C’était dit en toute amitié, et je ne discutai pas. D’autant plus que mon interlocuteur avait su, comme d’autres et par je ne savais quel cheminement, que j’étais « anar », et se montrait très cordial envers moi. Ainsi que quelques autres du reste, dont l’un, je ne sus jamais lequel, me fit remettre un couteau fabriqué par lui, du moins je le suppose et faillit bien me faire envoyer au « mitard » !
On le voit, les armes tranchantes étaient nombreuses. Et les crimes fréquents. Peu avant notre arrivée, un jeune prisonnier, fils d’un industriel de Nancy, avait été assassiné par des Arabes, me dit-on, pour une question de pédérastie.
Dans l’ensemble, la population pénitentiaire était effectivement dangereuse.

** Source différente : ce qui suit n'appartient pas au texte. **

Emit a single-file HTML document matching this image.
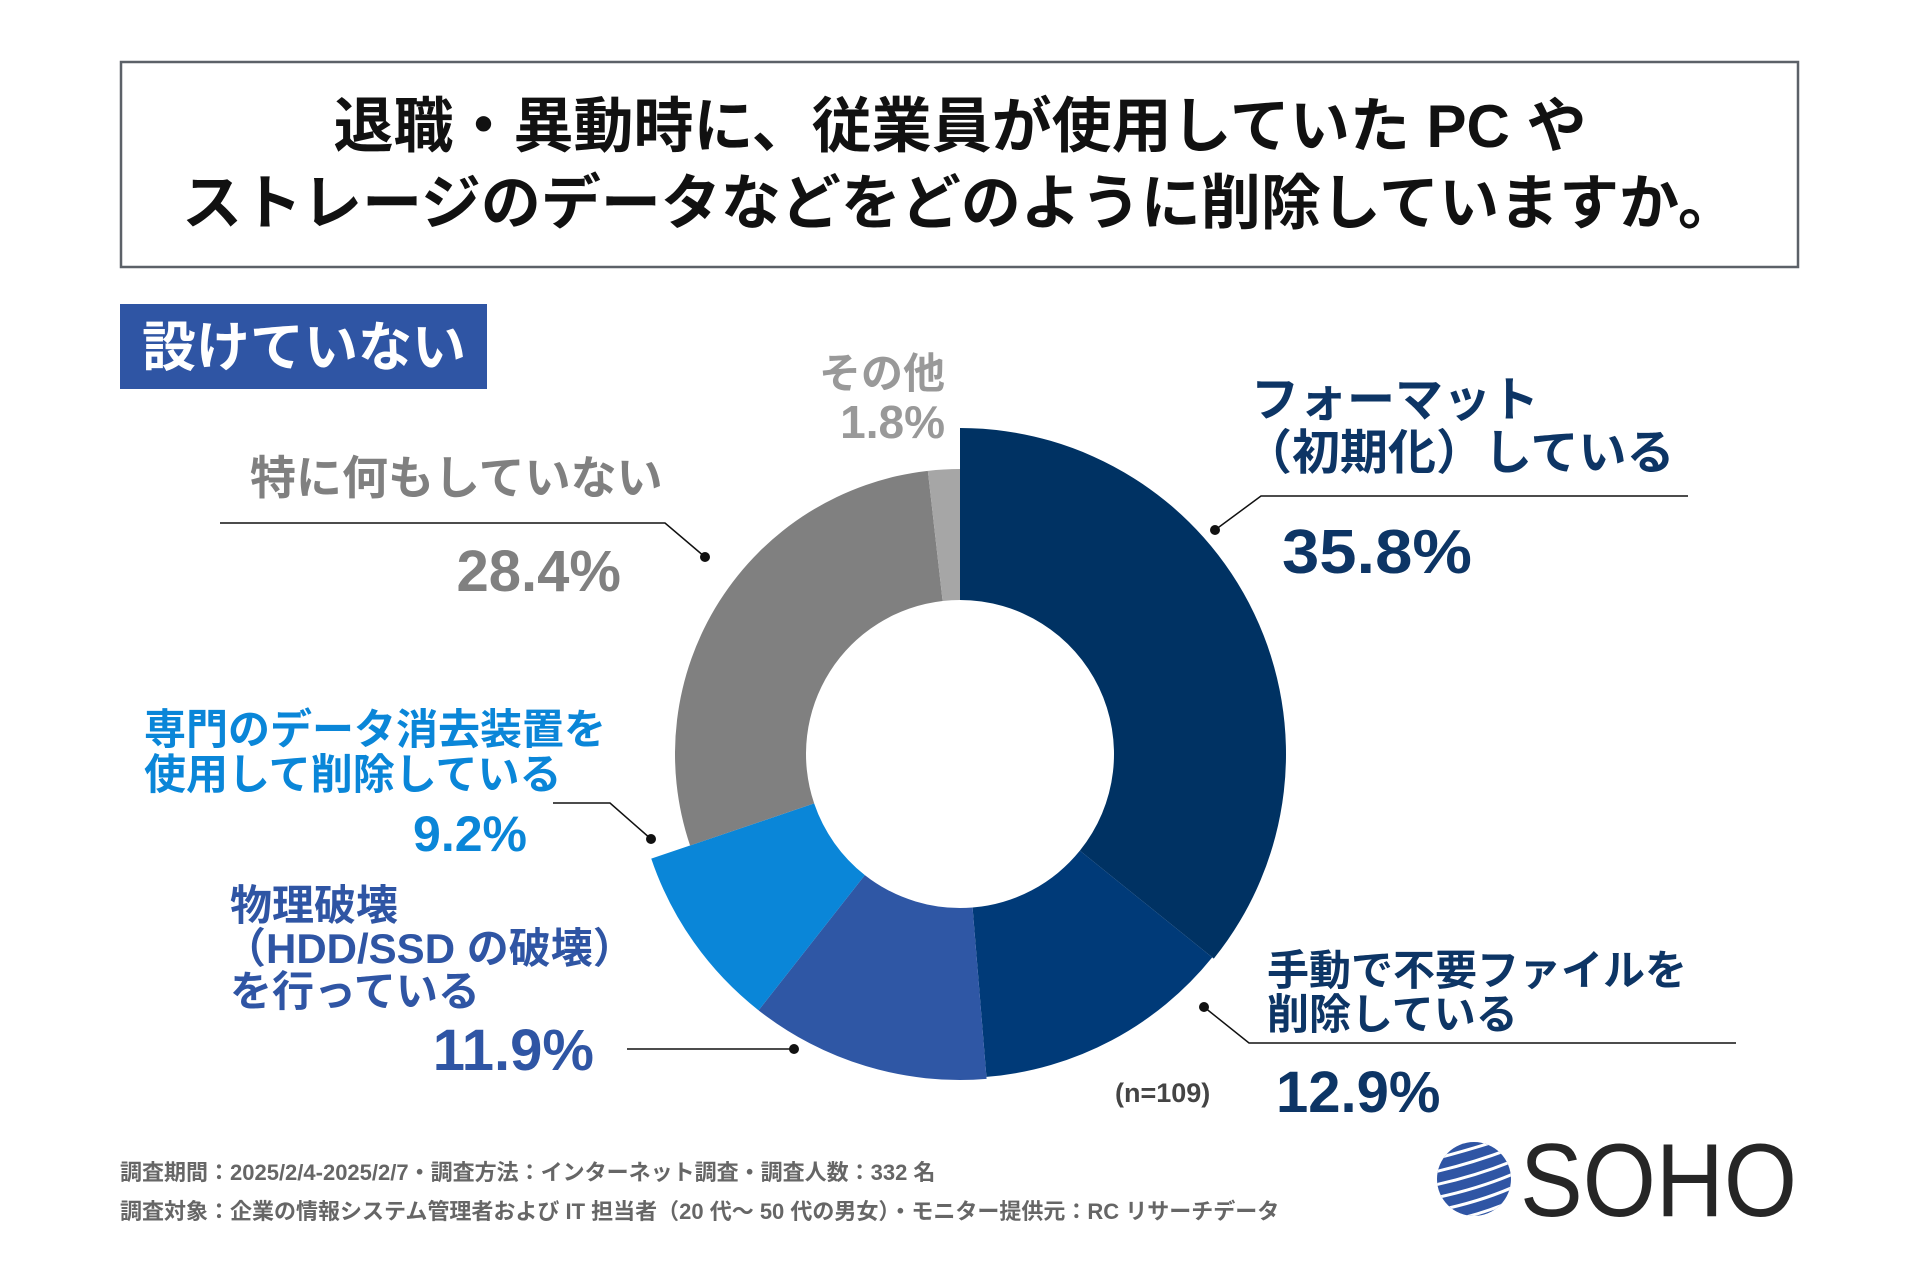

Et ce qui s’imposa à mon observation, c’est que rien n’était fait pour la racheter dans la mesure où cela était possible. On aurait pu organiser un programme d’éducation moral vivant, ouvrir à la partie la moins gangrenée, des horizons nouveaux. Rien ne se faisait dans ce sens. Et le pire était (j’avais constaté le même fait à Paris et à Marseille) que les délinquants primaires étaient mélangés aux vieux récidivistes qui se chargeaient de compléter leur éducation en les émerveillant des récits faux ou réels, de leurs prouesses.
Clairvaux méritait bien sa réputation.